Denton city staff recommended that the City Council consider another bond election in May — one that would fund renovation of the city’s oldest fire stations. But the council didn’t appear to have the stomach for another proposition so soon after November’s $20.4 million street bond election.
Members of the fire department piloted two city vans and, with members of the city staff and the council in tow, lead a field trip to four of the city’s seven fire stations Monday morning.
The tour showed the contrast between facilities in the department’s newest station — Station 7, opened in 2007 — and the three oldest. Station 4, at 2110 E. Sherman Drive, is 46 years old; Station 3, at McCormick Street and Interstate 35E, is 42 years old; and Station 2, on East McKinney Street near Loop 288, is 34 years old.

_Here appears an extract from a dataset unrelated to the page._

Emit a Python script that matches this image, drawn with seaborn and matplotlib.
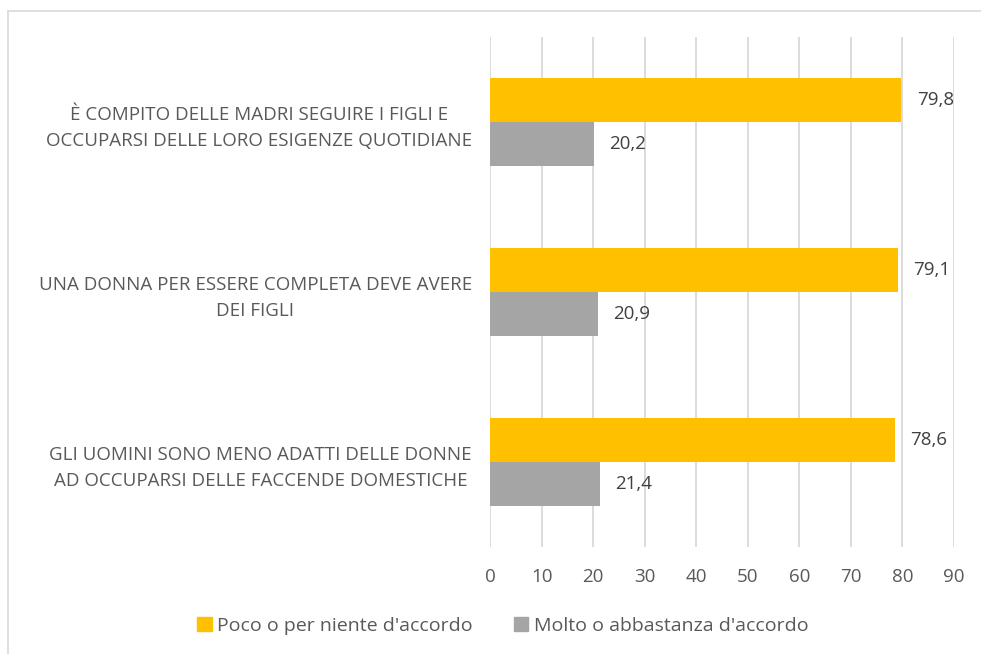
import matplotlib
matplotlib.use("Agg")
import matplotlib.pyplot as plt
import pandas as pd
import seaborn as sns
from matplotlib.patches import Rectangle
from matplotlib.lines import Line2D

categories = ["È COMPITO DELLE MADRI SEGUIRE I FIGLI E\nOCCUPARSI DELLE LORO ESIGENZE QUOTIDIANE",
              "UNA DONNA PER ESSERE COMPLETA DEVE AVERE\nDEI FIGLI",
              "GLI UOMINI SONO MENO ADATTI DELLE DONNE\nAD OCCUPARSI DELLE FACCENDE DOMESTICHE"]
series = ["Poco o per niente d'accordo", "Molto o abbastanza d'accordo"]
poco = [79.8, 79.1, 78.6]
molto = [20.2, 20.9, 21.4]
x_ticks = [0, 10, 20, 30, 40, 50, 60, 70, 80, 90]

df = pd.DataFrame({
    "cat": categories * 2,
    "serie": [series[0]] * 3 + [series[1]] * 3,
    "val": poco + molto,
})

sns.set_style("white")
plt.rcParams["font.family"] = ["Open Sans", "DejaVu Sans"]
txt = "#595959"

fig = plt.figure(figsize=(9.81, 6.54), dpi=100)
ax = fig.add_axes([490/981, 1-547/654, 464/981, 510/654])

sns.barplot(data=df, x="val", y="cat", hue="serie", order=categories, hue_order=series,
            palette=["#FFC000", "#A5A5A5"], width=0.52, ax=ax, legend=False,
            saturation=1, linewidth=0)

for cont in ax.containers:
    ax.bar_label(cont, labels=[f"{v:.1f}".replace(".", ",") for v in cont.datavalues],
                 padding=11, color="#404040", fontsize=13.5)

ax.set_xlim(0, 90)
ax.set_ylim(2.5, -0.5)
ax.set_xticks(x_ticks)
ax.xaxis.grid(True, color="#D9D9D9", linewidth=1.3)
ax.set_axisbelow(True)
ax.set_xlabel("")
ax.set_ylabel("")
for s in ax.spines.values():
    s.set_visible(False)
ax.tick_params(axis="x", length=0, pad=15, labelsize=13.5, labelcolor=txt)
ax.tick_params(axis="y", length=0, pad=13, labelsize=13.5, labelcolor=txt)
for lab in ax.get_yticklabels():
    lab.set_multialignment("center")
    lab.set_linespacing(1.55)

handles = [Rectangle((0, 0), 1, 1, color=c) for c in ["#FFC000", "#A5A5A5"]]
fig.legend(handles, series, loc="center", bbox_to_anchor=(503/981, 1-626/654), ncol=2,
           frameon=False, fontsize=14, labelcolor=txt, handlelength=0.75, handleheight=0.75,
           handletextpad=0.3, columnspacing=2.1)

# bordo del riquadro (solo lati superiore e sinistro visibili)
fig.add_artist(Line2D([7.5/981, 1], [1-10.5/654, 1-10.5/654], transform=fig.transFigure,
                      color="#D9D9D9", linewidth=1.2))
fig.add_artist(Line2D([7.5/981, 7.5/981], [0, 1-10.5/654], transform=fig.transFigure,
                      color="#D9D9D9", linewidth=1.2))

fig.savefig("out.png", dpi=100)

Over a buffet lunch at Station 3, City Manager George Campbell told the council that the rehabilitation of the three older stations was overdue, in part because of the poor quality of the living quarters. In addition, male and female firefighters and paramedics share sleeping quarters and restroom facilities.
During the tour, the council also saw how new trucks are taller and wider, and have all but outgrown old fire stations.
Campbell told the council it would cost between $13 million and $15 million to make the changes needed. There was enough property in the current locations that all three stations would likely be rebuilt in the same locations, he said.
The financing could raise the city’s property tax rate about 1.8 cents, putting Denton’s property tax at nearly 72 cents per $100 valuation.
In other words, the average Denton homeowner’s taxes would increase about $29 per year to pay for the renovations, according to Bryan Langley, Denton’s assistant city manager and chief financial officer.
Knowing that voters just approved a $20.4 million street bond measure in November, and would likely be asked to consider another $55 million package in November 2014, most council members balked at another election.
They cited several concerns, including not knowing the next time the Denton school district will call a bond election, wearing out the city’s welcome with volunteers, and confusing voters with varied propositions and impacts.
Council member James King said he didn’t think voters would react well to a $15 million bond package that raises taxes this year and a $55 million package next year that doesn’t.
Denton will have paid off enough bonds by 2014 that the city will have room to pay for more capital programs without raising taxes.
“If they don’t get the concept, you may be putting the whole program at risk,” King said.
Instead, the council appeared to go for a compromise proposed by council member Chris Watts, who said he didn’t dispute the need for the work to be done.
Watts proposed the city move up the $55 million in propositions planned for 2014 and combine them with the $15 million for fire stations and hold the election in November instead of May.
The council asked the city staff to prepare additional information to evaluate that recommendation, including financial forecasts and the list of potential projects.
The tour followed a new report on the city’s fire services in relation to the location of current and future fire stations.
Other recommendations included building the first phase of the fire training facility and a new fire station at the airport for about $9.4 million in 2014, improvements at Stations 5 and 6 for $900,000 in 2015, and acquire property for two new stations for about $1.1 million in 2016.